(o) \( \frac{\sqrt{48}-\sqrt{32}}{\sqrt{12}-\sqrt{8}} \)

To simplify the expression \( \frac{\sqrt{48}-\sqrt{32}}{\sqrt{12}-\sqrt{8}} \), let's first simplify the square roots.
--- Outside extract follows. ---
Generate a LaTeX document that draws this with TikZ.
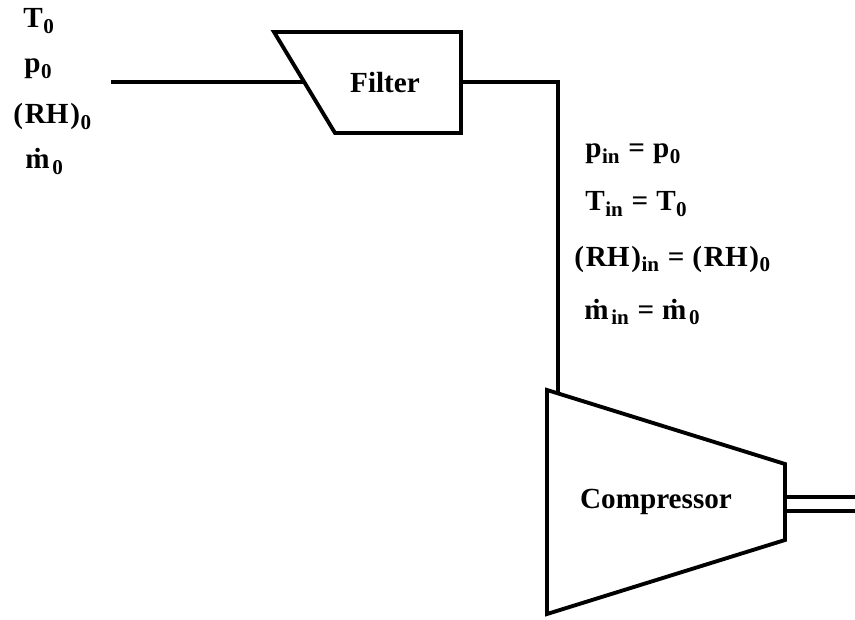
\documentclass[tikz,border=0pt]{standalone}
\usepackage{fontspec}
\setmainfont{Liberation Serif}
\newcommand{\mdot}{\.m\kern1.2pt}
\newcommand{\rh}{(\kern1pt RH\kern1pt)}
\newcommand{\low}[1]{\kern0.3pt\raisebox{-3.2pt}{\fontsize{12}{12}\selectfont #1}}
\newcommand{\eqsign}{\kern5pt=\kern4.5pt}
\tikzset{
  pipe/.style={line width=2.2pt, line join=miter},
  shaft/.style={line width=1.9pt},
  lab/.style={inner sep=0pt, font=\fontsize{16.6}{19}\selectfont\bfseries},
}
\begin{document}
\begin{tikzpicture}
\useasboundingbox (0,0) rectangle (17.1,12.38);

\draw [pipe] (5.48,11.74)--(9.22,11.74)--(9.22,9.72)--(6.70,9.72)--cycle; %filter
\draw [pipe] (10.94,4.58)--(15.70,3.10)--(15.70,1.58)--(10.94,0.10)--cycle; %compressor

\node [lab] (filter) at (7.70,10.72) {Filter};
\node [lab] (compressor) at (13.12,2.34) {Compressor};

\coordinate (inlet) at (2.22,10.74);
\coordinate (filterin) at (6.08,10.74);
\coordinate (filterout) at (9.22,10.74);
\coordinate (bend) at (11.16,10.74);
\coordinate (compin) at (11.16,4.51);
\draw [pipe] (inlet)--(filterin);
\draw [pipe] (filterout)--(bend)--(compin);

\coordinate (shafta) at (15.70,2.44);
\coordinate (shaftb) at (15.70,2.16);
\coordinate (enda) at (17.10,2.44);
\coordinate (endb) at (17.10,2.16);
\draw [shaft] (shafta)--(enda);
\draw [shaft] (shaftb)--(endb);

\node [lab, anchor=base west] (tzero) at (0.46,11.82) {T\low{0}};
\node [lab, anchor=base west] (pzero) at (0.48,10.92) {p\low{0}};
\node [lab, anchor=base west] (rhzero) at (0.26,9.90) {\rh\low{0}};
\node [lab, anchor=base west] (mzero) at (0.50,9.00) {\mdot\low{0}};

\node [lab, anchor=base west] (pin) at (11.70,9.22) {p\low{in}\eqsign p\low{0}};
\node [lab, anchor=base west] (tin) at (11.70,8.16) {T\low{in}\eqsign T\low{0}};
\node [lab, anchor=base west] (rhin) at (11.48,7.06) {\rh\low{in}\eqsign \rh\low{0}};
\node [lab, anchor=base west] (min) at (11.68,6.00) {\mdot\low{in}\eqsign \mdot\low{0}};

\end{tikzpicture}
\end{document}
We know that: - \( \sqrt{48} = \sqrt{16 \times 3} = 4\sqrt{3} \) - \( \sqrt{32} = \sqrt{16 \times 2} = 4\sqrt{2} \) - \( \sqrt{12} = \sqrt{4 \times 3} = 2\sqrt{3} \) - \( \sqrt{8} = \sqrt{4 \times 2} = 2\sqrt{2} \) Now substituting back into the expression: \[ \frac{4\sqrt{3} - 4\sqrt{2}}{2\sqrt{3} - 2\sqrt{2}} \] Factor out common terms in the numerator and denominator: \[ = \frac{4(\sqrt{3} - \sqrt{2})}{2(\sqrt{3} - \sqrt{2})} \] Now we can simplify this, cancelling the \((\sqrt{3} - \sqrt{2})\) terms (as long as \( \sqrt{3} \neq \sqrt{2}\)): \[ = \frac{4}{2} = 2 \] So, the simplified value of the expression \( \frac{\sqrt{48}-\sqrt{32}}{\sqrt{12}-\sqrt{8}} \) is \( 2 \).